Exercise
From the listing below, copy only the lines running from the line that contains "Write the Altair code for this chart." to the line that contains "maximum = [0.972, 0.998]", both included.

Task material
#####

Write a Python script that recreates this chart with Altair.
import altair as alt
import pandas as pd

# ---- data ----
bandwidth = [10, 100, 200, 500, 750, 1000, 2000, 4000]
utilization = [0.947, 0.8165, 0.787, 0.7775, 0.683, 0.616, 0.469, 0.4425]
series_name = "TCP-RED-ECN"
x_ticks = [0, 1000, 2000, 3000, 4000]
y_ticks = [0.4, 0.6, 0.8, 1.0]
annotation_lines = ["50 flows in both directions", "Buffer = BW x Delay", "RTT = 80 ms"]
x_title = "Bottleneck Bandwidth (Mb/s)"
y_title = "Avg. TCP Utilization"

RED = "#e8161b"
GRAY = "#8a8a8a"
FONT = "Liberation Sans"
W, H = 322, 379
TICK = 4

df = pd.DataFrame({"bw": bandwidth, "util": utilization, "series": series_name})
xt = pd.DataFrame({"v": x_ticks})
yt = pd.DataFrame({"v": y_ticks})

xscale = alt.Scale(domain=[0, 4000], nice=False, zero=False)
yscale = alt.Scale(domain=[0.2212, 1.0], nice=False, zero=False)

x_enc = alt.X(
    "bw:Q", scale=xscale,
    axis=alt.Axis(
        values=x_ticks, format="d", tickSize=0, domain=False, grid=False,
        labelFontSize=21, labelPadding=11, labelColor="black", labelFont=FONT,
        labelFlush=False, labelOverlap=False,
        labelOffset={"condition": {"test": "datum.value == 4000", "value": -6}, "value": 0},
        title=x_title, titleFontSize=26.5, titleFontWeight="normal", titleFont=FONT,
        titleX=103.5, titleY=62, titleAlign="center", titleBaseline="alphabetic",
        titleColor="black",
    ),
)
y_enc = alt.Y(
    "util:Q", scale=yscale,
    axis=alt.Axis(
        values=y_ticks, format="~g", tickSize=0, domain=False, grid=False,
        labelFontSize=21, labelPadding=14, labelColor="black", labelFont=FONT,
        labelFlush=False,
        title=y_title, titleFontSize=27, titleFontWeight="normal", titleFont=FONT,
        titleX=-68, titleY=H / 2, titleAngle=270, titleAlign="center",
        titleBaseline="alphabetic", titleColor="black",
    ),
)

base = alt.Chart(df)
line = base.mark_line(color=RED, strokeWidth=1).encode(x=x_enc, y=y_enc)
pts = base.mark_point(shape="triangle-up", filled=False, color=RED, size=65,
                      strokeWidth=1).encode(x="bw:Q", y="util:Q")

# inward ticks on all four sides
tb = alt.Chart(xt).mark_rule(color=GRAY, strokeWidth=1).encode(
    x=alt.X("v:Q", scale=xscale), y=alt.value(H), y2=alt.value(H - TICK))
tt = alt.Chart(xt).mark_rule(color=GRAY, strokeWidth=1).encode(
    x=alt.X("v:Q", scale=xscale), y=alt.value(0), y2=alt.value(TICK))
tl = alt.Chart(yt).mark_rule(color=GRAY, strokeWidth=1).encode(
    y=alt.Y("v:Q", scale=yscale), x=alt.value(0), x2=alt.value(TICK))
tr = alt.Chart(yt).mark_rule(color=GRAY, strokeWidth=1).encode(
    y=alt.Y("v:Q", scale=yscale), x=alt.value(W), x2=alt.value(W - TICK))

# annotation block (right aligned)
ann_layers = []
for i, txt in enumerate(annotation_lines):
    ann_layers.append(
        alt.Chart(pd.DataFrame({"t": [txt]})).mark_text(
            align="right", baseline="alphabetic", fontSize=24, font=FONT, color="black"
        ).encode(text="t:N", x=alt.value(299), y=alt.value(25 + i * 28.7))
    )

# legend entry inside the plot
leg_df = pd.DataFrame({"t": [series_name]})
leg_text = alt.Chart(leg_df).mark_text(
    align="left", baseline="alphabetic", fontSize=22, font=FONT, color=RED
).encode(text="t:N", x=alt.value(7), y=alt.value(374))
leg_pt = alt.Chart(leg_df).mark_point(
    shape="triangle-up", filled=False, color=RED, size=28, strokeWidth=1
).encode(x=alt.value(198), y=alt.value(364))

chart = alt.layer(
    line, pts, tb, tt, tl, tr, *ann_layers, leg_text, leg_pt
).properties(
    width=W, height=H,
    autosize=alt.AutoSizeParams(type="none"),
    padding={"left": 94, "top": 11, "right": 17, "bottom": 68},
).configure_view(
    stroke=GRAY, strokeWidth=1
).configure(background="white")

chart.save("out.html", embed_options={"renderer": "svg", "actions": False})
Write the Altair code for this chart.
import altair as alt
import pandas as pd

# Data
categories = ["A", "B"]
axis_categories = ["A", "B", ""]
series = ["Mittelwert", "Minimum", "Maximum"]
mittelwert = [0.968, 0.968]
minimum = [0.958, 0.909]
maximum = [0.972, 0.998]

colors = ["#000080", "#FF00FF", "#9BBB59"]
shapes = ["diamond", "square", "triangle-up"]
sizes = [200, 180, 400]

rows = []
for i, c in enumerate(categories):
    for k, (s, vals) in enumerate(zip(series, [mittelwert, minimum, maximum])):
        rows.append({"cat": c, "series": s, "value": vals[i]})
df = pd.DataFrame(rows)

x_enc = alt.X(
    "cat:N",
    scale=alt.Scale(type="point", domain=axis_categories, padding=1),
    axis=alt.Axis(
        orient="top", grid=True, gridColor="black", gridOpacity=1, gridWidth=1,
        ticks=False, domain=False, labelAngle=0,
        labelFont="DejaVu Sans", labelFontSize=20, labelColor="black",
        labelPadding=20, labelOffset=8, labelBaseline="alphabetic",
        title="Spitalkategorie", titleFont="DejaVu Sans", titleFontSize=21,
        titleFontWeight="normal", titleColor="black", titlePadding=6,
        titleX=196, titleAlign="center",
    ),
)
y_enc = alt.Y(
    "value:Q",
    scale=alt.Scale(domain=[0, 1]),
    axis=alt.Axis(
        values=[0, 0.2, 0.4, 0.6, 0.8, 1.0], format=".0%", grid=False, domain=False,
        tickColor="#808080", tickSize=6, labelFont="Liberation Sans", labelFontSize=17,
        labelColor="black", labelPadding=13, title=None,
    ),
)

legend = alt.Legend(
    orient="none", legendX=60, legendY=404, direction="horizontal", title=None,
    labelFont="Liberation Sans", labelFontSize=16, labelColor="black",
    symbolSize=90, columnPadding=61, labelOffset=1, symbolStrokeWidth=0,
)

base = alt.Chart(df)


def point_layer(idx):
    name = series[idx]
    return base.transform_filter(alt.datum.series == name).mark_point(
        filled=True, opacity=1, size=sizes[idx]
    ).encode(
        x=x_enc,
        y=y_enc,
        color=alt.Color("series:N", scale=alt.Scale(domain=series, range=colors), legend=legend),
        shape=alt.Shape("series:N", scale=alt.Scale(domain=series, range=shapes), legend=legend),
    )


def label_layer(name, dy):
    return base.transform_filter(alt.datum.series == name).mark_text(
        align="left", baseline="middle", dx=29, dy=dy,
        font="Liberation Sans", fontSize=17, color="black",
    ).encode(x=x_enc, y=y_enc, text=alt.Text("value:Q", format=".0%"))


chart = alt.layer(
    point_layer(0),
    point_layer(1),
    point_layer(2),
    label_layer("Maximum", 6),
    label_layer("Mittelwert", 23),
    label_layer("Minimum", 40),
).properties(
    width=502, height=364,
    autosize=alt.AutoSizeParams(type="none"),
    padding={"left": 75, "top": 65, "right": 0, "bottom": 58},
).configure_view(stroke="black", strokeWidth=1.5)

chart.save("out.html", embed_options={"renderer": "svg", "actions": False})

#####

Reply to the task
Write the Altair code for this chart.
import altair as alt
import pandas as pd

# Data
categories = ["A", "B"]
axis_categories = ["A", "B", ""]
series = ["Mittelwert", "Minimum", "Maximum"]
mittelwert = [0.968, 0.968]
minimum = [0.958, 0.909]
maximum = [0.972, 0.998]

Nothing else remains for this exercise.